Под шорохи страниц
где сказки вздумали селиться
о боге, о любви, о счастье,
а шорох падающих листьев!
…Так падают святые ниц,
чтоб Небу не зазря молиться,
когда запас надежд кончается.
…Так молятся еретики
в час истины о душ спасении.
…Так молятся
опавшие листки
о благодати лета
в день осенний.
– И все же это шорохи страниц,
из книги жизни выдранных без спроса.
– И все же это шорохи ресниц
её:
как равнодушье Божье, грозной;
её,
еще прекрасной
(хоть и со снежной проседью);
её:
уже ужасной
(покрытой грязью, как коростой),
её:
убийцы-осени.
Под шорохи ресниц ее вершится
страшное:
ведь в саване снегов в могилу жизнь ложится.
И что с того, что жизни лик подкрашен
багряным?
– Дар от убийцы
той, что умирает:
румяна.
Сначала же становится болезная
отчаянно прелестной: златовлаской.
Но золото сусальное облезет…
А голый череп – это смерти маска!
Чахоточный румянец ярок, да не весел.
Злосчастна красота, когда столь эфемерна.

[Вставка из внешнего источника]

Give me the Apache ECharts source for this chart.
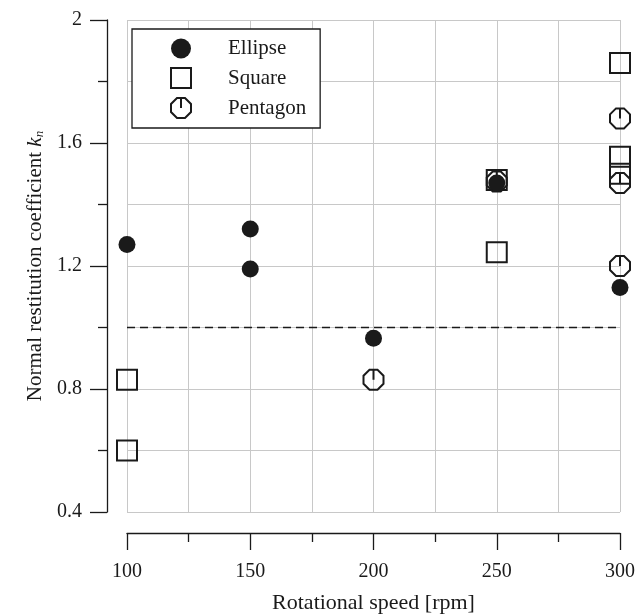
<!DOCTYPE html>
<html>
<head>
<meta charset="utf-8">
<script src="https://cdn.jsdelivr.net/npm/echarts@6/dist/echarts.min.js"></script>
<style>
  html, body { margin: 0; padding: 0; background: #fff; }
  #chart { width: 637px; height: 614px; }
</style>
</head>
<body>
<div id="chart"></div>
<script>
// rotational speed [rpm], restitution coefficient k_n
const ellipse = [[100, 1.27], [150, 1.32], [150, 1.19], [200, 0.965], [250, 1.47], [300, 1.13]];
const square = [[100, 0.83], [100, 0.6], [250, 1.48], [250, 1.245], [300, 1.86], [300, 1.555], [300, 1.5]];
const pentagon = [[200, 0.83], [250, 1.475], [300, 1.68], [300, 1.47], [300, 1.2]];
const reference = [[100, 1.0], [300, 1.0]];
const seriesNames = ['Ellipse', 'Square', 'Pentagon'];

const ink = '#1a1a1a';
const gridColor = '#c8c8c8';
const font = 'Liberation Serif';
const pentagonPath = 'path://M6 0L14 0L20 6L20 14L14 20L6 20L0 14L0 6ZM10 0L10 10';

const chart = echarts.init(document.getElementById('chart'));
chart.setOption({
  animation: false,
  backgroundColor: '#fff',
  textStyle: { fontFamily: font, color: ink },
  grid: { left: 127, right: 17, top: 20, bottom: 102, containLabel: false, outerBoundsMode: 'none' },
  legend: {
    data: seriesNames,
    orient: 'vertical',
    left: 132,
    top: 29,
    padding: [9, 14, 9, 38],
    itemGap: 8,
    itemWidth: 20,
    itemHeight: 20,
    borderColor: ink,
    borderWidth: 1.3,
    backgroundColor: '#fff',
    textStyle: { fontFamily: font, fontSize: 21, color: ink, padding: [0, 0, 0, 32] },
  },
  xAxis: {
    type: 'value',
    min: 100,
    max: 300,
    interval: 50,
    offset: 21,
    name: 'Rotational speed [rpm]',
    nameLocation: 'middle',
    nameGap: 59,
    nameTextStyle: { fontFamily: font, fontSize: 22, color: ink },
    axisLine: { show: true, lineStyle: { color: ink, width: 1.3 } },
    axisTick: { show: true, length: 17, lineStyle: { color: ink, width: 1.3 } },
    minorTick: { show: true, splitNumber: 2, length: 9, lineStyle: { color: ink, width: 1.3 } },
    axisLabel: { margin: 29, fontFamily: font, fontSize: 20, color: ink },
    splitLine: { show: true, lineStyle: { color: gridColor, width: 1 } },
    minorSplitLine: { show: true, lineStyle: { color: gridColor, width: 1 } },
  },
  yAxis: {
    type: 'value',
    min: 0.4,
    max: 2,
    interval: 0.4,
    offset: 20,
    name: '{t|Normal restitution coefficient }{k|k}{n|n}',
    nameLocation: 'middle',
    nameGap: 58,
    nameTextStyle: {
      fontFamily: font,
      fontSize: 21,
      color: ink,
      rich: {
        t: { fontFamily: font, fontSize: 21, color: ink },
        k: { fontFamily: font, fontSize: 21, fontStyle: 'italic', color: ink },
        n: { fontFamily: font, fontSize: 13, fontStyle: 'italic', color: ink, verticalAlign: 'bottom', padding: [6, 0, 0, 0] },
      },
    },
    axisLine: { show: true, lineStyle: { color: ink, width: 1.3 } },
    axisTick: { show: true, length: 17, lineStyle: { color: ink, width: 1.3 } },
    minorTick: { show: true, splitNumber: 2, length: 9, lineStyle: { color: ink, width: 1.3 } },
    axisLabel: { margin: 25, fontFamily: font, fontSize: 20, color: ink },
    splitLine: { show: true, lineStyle: { color: gridColor, width: 1 } },
    minorSplitLine: { show: true, lineStyle: { color: gridColor, width: 1 } },
  },
  series: [
    {
      name: 'reference',
      type: 'line',
      data: reference,
      symbol: 'none',
      silent: true,
      lineStyle: { color: ink, width: 1.6, type: [8, 5] },
      z: 1,
    },
    {
      name: 'Ellipse',
      type: 'scatter',
      data: ellipse,
      symbol: 'circle',
      symbolSize: 17,
      clip: false,
      itemStyle: { color: ink, opacity: 1 },
      z: 3,
    },
    {
      name: 'Square',
      type: 'scatter',
      data: square,
      symbol: 'rect',
      symbolSize: 20,
      clip: false,
      itemStyle: { color: 'rgba(0,0,0,0)', borderColor: ink, borderWidth: 2, opacity: 1 },
      z: 2,
    },
    {
      name: 'Pentagon',
      type: 'scatter',
      data: pentagon,
      symbol: pentagonPath,
      symbolSize: 20,
      clip: false,
      itemStyle: { color: 'rgba(0,0,0,0)', borderColor: ink, borderWidth: 2, opacity: 1 },
      z: 2,
    },
  ],
});
</script>
</body>
</html>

(Зловеща – дело к смерти если.)
И все быстрее дни бессолнечные меркнут,
– сегодня не последний ли?
Шуршат листы пожухшие, как сплетники.
Под шорохи ресниц палачки
и я со всем былым прощаюсь.
– Ах, нет,
она раскаялась!
она же плачет!
…в паскудный дождик слезы извращая.
Под шорох осени ресниц
что опадает: листья
или счастье?
Избыты небом перелеты птичьих верениц.
И я кончаюсь.
Никто и ни о чем уже не молится отчаянно.
И лишь Иуда на осине голой,
как лист ее единственный, качается.
И снежной крупкой осень зенки его колет.